WRITTEN INSTRUCTION — Every line in the listing is to be echoed verbatim.

RAW DATA —
# # # # # # #
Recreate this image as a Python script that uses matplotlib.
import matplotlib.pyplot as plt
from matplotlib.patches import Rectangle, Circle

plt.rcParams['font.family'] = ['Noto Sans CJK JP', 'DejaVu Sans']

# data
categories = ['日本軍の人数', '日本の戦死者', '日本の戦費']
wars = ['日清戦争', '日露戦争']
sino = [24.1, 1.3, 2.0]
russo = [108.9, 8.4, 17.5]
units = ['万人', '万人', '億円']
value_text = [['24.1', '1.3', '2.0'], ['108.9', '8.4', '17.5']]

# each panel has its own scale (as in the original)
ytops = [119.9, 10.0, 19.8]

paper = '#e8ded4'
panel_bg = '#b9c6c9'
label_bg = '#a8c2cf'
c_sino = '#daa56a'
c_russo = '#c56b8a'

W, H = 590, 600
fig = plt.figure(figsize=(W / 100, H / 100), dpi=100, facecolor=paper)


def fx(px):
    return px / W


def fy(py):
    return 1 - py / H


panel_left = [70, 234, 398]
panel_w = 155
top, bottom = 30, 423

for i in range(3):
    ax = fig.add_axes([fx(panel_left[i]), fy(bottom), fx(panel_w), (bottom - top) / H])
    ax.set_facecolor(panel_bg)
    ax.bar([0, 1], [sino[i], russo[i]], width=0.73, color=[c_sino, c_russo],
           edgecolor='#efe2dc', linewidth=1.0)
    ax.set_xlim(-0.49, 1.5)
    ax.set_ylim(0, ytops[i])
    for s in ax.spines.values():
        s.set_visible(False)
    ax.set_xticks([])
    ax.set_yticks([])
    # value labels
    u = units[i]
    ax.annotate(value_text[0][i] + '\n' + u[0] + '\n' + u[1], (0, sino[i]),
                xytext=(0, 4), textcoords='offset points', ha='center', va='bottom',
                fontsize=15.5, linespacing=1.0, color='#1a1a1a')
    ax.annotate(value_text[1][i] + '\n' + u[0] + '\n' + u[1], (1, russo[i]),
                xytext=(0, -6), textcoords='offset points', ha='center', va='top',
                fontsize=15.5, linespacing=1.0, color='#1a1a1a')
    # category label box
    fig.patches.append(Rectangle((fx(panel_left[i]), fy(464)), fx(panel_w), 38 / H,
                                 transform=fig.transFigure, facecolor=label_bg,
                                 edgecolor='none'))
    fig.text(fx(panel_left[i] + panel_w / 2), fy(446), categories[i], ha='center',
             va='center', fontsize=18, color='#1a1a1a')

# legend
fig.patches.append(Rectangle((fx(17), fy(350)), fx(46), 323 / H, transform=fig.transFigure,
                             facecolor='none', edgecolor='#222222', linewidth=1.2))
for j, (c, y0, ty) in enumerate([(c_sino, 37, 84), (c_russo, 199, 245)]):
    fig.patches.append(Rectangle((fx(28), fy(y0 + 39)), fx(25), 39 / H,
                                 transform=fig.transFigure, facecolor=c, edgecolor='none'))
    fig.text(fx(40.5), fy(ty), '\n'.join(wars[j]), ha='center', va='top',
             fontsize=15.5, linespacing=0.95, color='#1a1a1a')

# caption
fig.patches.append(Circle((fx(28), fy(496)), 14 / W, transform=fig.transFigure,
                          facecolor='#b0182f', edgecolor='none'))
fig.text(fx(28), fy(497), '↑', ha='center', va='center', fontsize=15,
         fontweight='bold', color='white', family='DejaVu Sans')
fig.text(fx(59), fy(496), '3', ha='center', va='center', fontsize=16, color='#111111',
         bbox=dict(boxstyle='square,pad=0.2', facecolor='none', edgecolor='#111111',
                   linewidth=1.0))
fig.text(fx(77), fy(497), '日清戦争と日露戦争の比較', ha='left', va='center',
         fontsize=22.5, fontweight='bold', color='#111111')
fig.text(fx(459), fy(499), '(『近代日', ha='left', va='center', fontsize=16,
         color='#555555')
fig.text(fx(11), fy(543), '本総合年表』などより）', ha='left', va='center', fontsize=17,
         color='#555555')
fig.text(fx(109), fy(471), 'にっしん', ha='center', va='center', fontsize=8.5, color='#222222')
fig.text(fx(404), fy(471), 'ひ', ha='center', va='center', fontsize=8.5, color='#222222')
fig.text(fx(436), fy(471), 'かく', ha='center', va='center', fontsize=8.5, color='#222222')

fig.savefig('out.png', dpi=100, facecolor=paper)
# # # # # # #
OUTPUT OF THE EXERCISE —
Recreate this image as a Python script that uses matplotlib.
import matplotlib.pyplot as plt
from matplotlib.patches import Rectangle, Circle

plt.rcParams['font.family'] = ['Noto Sans CJK JP', 'DejaVu Sans']

# data
categories = ['日本軍の人数', '日本の戦死者', '日本の戦費']
wars = ['日清戦争', '日露戦争']
sino = [24.1, 1.3, 2.0]
russo = [108.9, 8.4, 17.5]
units = ['万人', '万人', '億円']
value_text = [['24.1', '1.3', '2.0'], ['108.9', '8.4', '17.5']]

# each panel has its own scale (as in the original)
ytops = [119.9, 10.0, 19.8]

paper = '#e8ded4'
panel_bg = '#b9c6c9'
label_bg = '#a8c2cf'
c_sino = '#daa56a'
c_russo = '#c56b8a'

W, H = 590, 600
fig = plt.figure(figsize=(W / 100, H / 100), dpi=100, facecolor=paper)


def fx(px):
    return px / W


def fy(py):
    return 1 - py / H


panel_left = [70, 234, 398]
panel_w = 155
top, bottom = 30, 423

for i in range(3):
    ax = fig.add_axes([fx(panel_left[i]), fy(bottom), fx(panel_w), (bottom - top) / H])
    ax.set_facecolor(panel_bg)
    ax.bar([0, 1], [sino[i], russo[i]], width=0.73, color=[c_sino, c_russo],
           edgecolor='#efe2dc', linewidth=1.0)
    ax.set_xlim(-0.49, 1.5)
    ax.set_ylim(0, ytops[i])
    for s in ax.spines.values():
        s.set_visible(False)
    ax.set_xticks([])
    ax.set_yticks([])
    # value labels
    u = units[i]
    ax.annotate(value_text[0][i] + '\n' + u[0] + '\n' + u[1], (0, sino[i]),
                xytext=(0, 4), textcoords='offset points', ha='center', va='bottom',
                fontsize=15.5, linespacing=1.0, color='#1a1a1a')
    ax.annotate(value_text[1][i] + '\n' + u[0] + '\n' + u[1], (1, russo[i]),
                xytext=(0, -6), textcoords='offset points', ha='center', va='top',
                fontsize=15.5, linespacing=1.0, color='#1a1a1a')
    # category label box
    fig.patches.append(Rectangle((fx(panel_left[i]), fy(464)), fx(panel_w), 38 / H,
                                 transform=fig.transFigure, facecolor=label_bg,
                                 edgecolor='none'))
    fig.text(fx(panel_left[i] + panel_w / 2), fy(446), categories[i], ha='center',
             va='center', fontsize=18, color='#1a1a1a')

# legend
fig.patches.append(Rectangle((fx(17), fy(350)), fx(46), 323 / H, transform=fig.transFigure,
                             facecolor='none', edgecolor='#222222', linewidth=1.2))
for j, (c, y0, ty) in enumerate([(c_sino, 37, 84), (c_russo, 199, 245)]):
    fig.patches.append(Rectangle((fx(28), fy(y0 + 39)), fx(25), 39 / H,
                                 transform=fig.transFigure, facecolor=c, edgecolor='none'))
    fig.text(fx(40.5), fy(ty), '\n'.join(wars[j]), ha='center', va='top',
             fontsize=15.5, linespacing=0.95, color='#1a1a1a')

# caption
fig.patches.append(Circle((fx(28), fy(496)), 14 / W, transform=fig.transFigure,
                          facecolor='#b0182f', edgecolor='none'))
fig.text(fx(28), fy(497), '↑', ha='center', va='center', fontsize=15,
         fontweight='bold', color='white', family='DejaVu Sans')
fig.text(fx(59), fy(496), '3', ha='center', va='center', fontsize=16, color='#111111',
         bbox=dict(boxstyle='square,pad=0.2', facecolor='none', edgecolor='#111111',
                   linewidth=1.0))
fig.text(fx(77), fy(497), '日清戦争と日露戦争の比較', ha='left', va='center',
         fontsize=22.5, fontweight='bold', color='#111111')
fig.text(fx(459), fy(499), '(『近代日', ha='left', va='center', fontsize=16,
         color='#555555')
fig.text(fx(11), fy(543), '本総合年表』などより）', ha='left', va='center', fontsize=17,
         color='#555555')
fig.text(fx(109), fy(471), 'にっしん', ha='center', va='center', fontsize=8.5, color='#222222')
fig.text(fx(404), fy(471), 'ひ', ha='center', va='center', fontsize=8.5, color='#222222')
fig.text(fx(436), fy(471), 'かく', ha='center', va='center', fontsize=8.5, color='#222222')

fig.savefig('out.png', dpi=100, facecolor=paper)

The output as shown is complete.